The valley is bounded by escarpments that rise like fortress walls on either side. To the west, the Elgeyo Escarpment climbs more than 1,000 meters above the Kerio Valley, which lies at its foot at roughly 1,000 meters elevation between the Tugen Hills and the escarpment face. Further south, the Mau Escarpment runs approximately 1,000 meters high along the western edge near Lake Naivasha. The Nguruman Escarpment extends about 50 kilometers along the southwestern margin near the Tanzanian border. On the eastern rim, the Aberdare Range rises north of Nairobi, with Mount Satima at its northern end and Mount Kinangop to the south. The Ngong Hills form a ridge along the eastern edge southwest of Nairobi, their profiles familiar to anyone who has read Karen Blixen's account of her farm at the foot of those hills. The Laikipia Escarpment bounds the rift to the northeast. Together these walls frame one of the most visually dramatic landscapes on Earth.

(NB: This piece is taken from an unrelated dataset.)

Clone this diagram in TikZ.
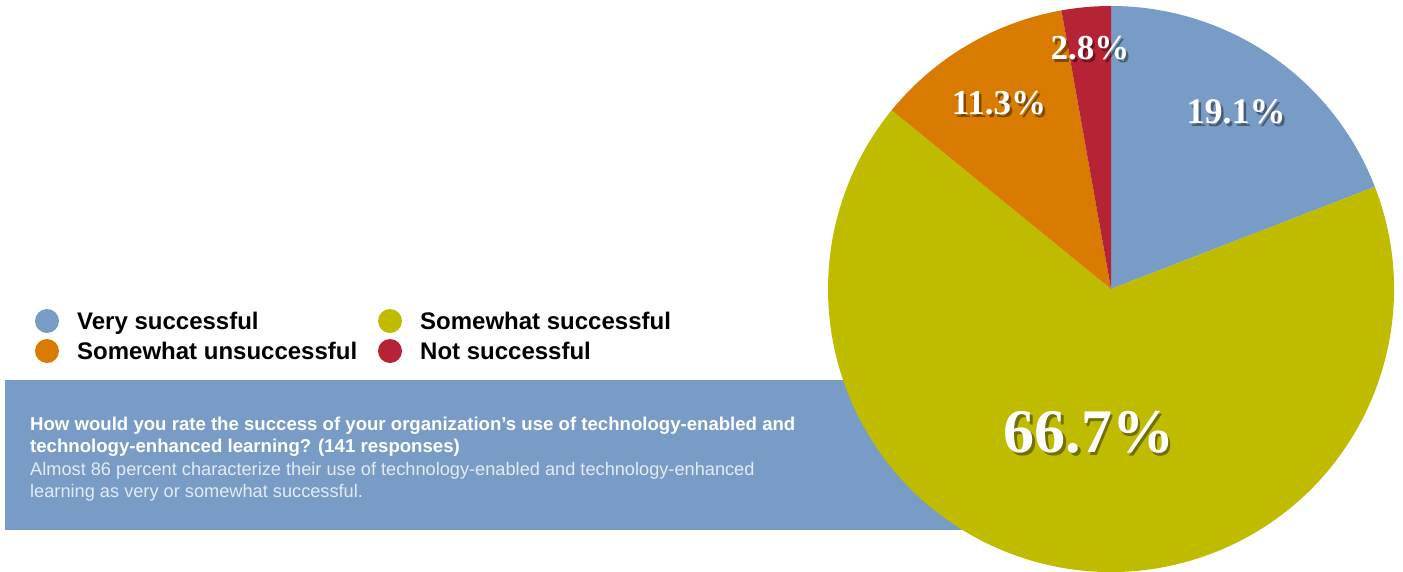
\documentclass[tikz,border=0pt]{standalone}
\usepackage{fontspec}
\setmainfont{Liberation Sans}
\newfontfamily\pctfont{Liberation Serif}
\definecolor{cblue}{RGB}{120,156,198}
\definecolor{colive}{RGB}{191,188,0}
\definecolor{corange}{RGB}{216,123,0}
\definecolor{cred}{RGB}{181,35,53}
\definecolor{csub}{RGB}{228,235,244}
\tikzset{
  legdot/.style={circle,inner sep=0pt,minimum width=22pt,minimum height=24pt},
  legtext/.style={anchor=base west,inner sep=0pt,font=\fontsize{24}{28}\selectfont\bfseries},
  qtext/.style={anchor=base west,inner sep=0pt,text=white,font=\fontsize{18.6}{22}\selectfont\bfseries},
  stext/.style={anchor=base west,inner sep=0pt,text=csub,font=\fontsize{18.2}{22}\selectfont},
  pct/.style={inner sep=0pt,text=white,font=\pctfont\bfseries\fontsize{#1}{#1}\selectfont},
  pctsh/.style={inner sep=0pt,text=black,opacity=0.4,font=\pctfont\bfseries\fontsize{#1}{#1}\selectfont}
}
\newcommand{\pctlabel}[4]{%
  \node[pctsh=#2,xshift=2.5pt,yshift=-3pt] at #3 {#4};
  \node[pct=#2] (#1) at #3 {#4};
}
\begin{document}
\begin{tikzpicture}[x=1pt,y=-1pt]
\useasboundingbox (0,0) rectangle (1403,571);
% banner
\fill[cblue] (5,380) rectangle (1000,530);
\node[qtext] (q1) at (30,430) {How would you rate the success of your organization’s use of technology-enabled and};
\node[qtext] (q2) at (30,452) {technology-enhanced learning? (141 responses)};
\node[stext] (s1) at (30,475) {Almost 86 percent characterize their use of technology-enabled and technology-enhanced};
\node[stext] (s2) at (30,497) {learning as very or somewhat successful.};
% legend
\node[legdot,fill=cblue] (d1) at (47,321) {};
\node[legtext] (l1) at (77,329) {Very successful};
\node[legdot,fill=corange] (d2) at (47,351) {};
\node[legtext] (l2) at (77,359) {Somewhat unsuccessful};
\node[legdot,fill=colive] (d3) at (390,321) {};
\node[legtext] (l3) at (420,329) {Somewhat successful};
\node[legdot,fill=cred] (d4) at (390,351) {};
\node[legtext] (l4) at (420,359) {Not successful};
% pie
\coordinate (c) at (1111,289);
\fill[cblue] (c) -- ++(-90:283) arc[start angle=-90, end angle=-21.17, radius=283] -- cycle;
\fill[colive] (c) -- ++(-21.17:283) arc[start angle=-21.17, end angle=219.19, radius=283] -- cycle;
\fill[corange] (c) -- ++(-140.81:283) arc[start angle=-140.81, end angle=-100.09, radius=283] -- cycle;
\fill[cred] (c) -- ++(-100.09:283) arc[start angle=-100.09, end angle=-90, radius=283] -- cycle;
% labels
\pctlabel{p1}{36}{(1236,112)}{19.1\%}
\pctlabel{p2}{35}{(1090,48)}{2.8\%}
\pctlabel{p3}{35}{(999,103)}{11.3\%}
\pctlabel{p4}{62}{(1089,432)}{66.7\%}
\end{tikzpicture}
\end{document}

The Tugen Hills west of Lake Baringo contain fossils preserved in lava flows spanning 14 to 4 million years, a record that includes hominid ancestors. The rift valley is not just where early humans evolved; it is where that evolution can be read in the rock. Today the valley is home to a mosaic of ethnic groups, including the Maasai, Kalenjin, Elgeyo, Luhya, and Ogiek, along with the pastoralist Il Chamus, Rendille, and Turkana in the drier north. The colonial era brought the Happy Valley set, the group of aristocratic British settlers whose excesses in the Kenya highlands became a scandal. Beryl Markham flew from these landscapes. Kuki Gallmann wrote about them. The rift has appeared in films from Mogambo to Out of Africa. Kenya now taps the valley's geothermal energy, and tourism brings hundreds of thousands of visitors to the lakes and escarpments each year. The three plates beneath continue their slow work of separation, widening the rift by a few millimeters annually, indifferent to everything happening on the surface above.
Located at approximately 0.44°N, 36.24°E, but the rift extends the full length of Kenya north to south. From cruising altitude, the chain of lakes is clearly visible: Turkana (250 km long) in the north, the cluster of Baringo-Bogoria-Nakuru-Naivasha in the center, and Magadi near the Tanzanian border. Volcanic peaks including Longonot and Suswa are prominent landmarks. The escarpments on both sides create dramatic terrain. Major airports along the rift include Eldoret International (HKEL), Nakuru (HKNK), and Nairobi's Jomo Kenyatta International (HKJK) on the eastern rim. Best viewed from 15,000-25,000 ft for the full geological panorama.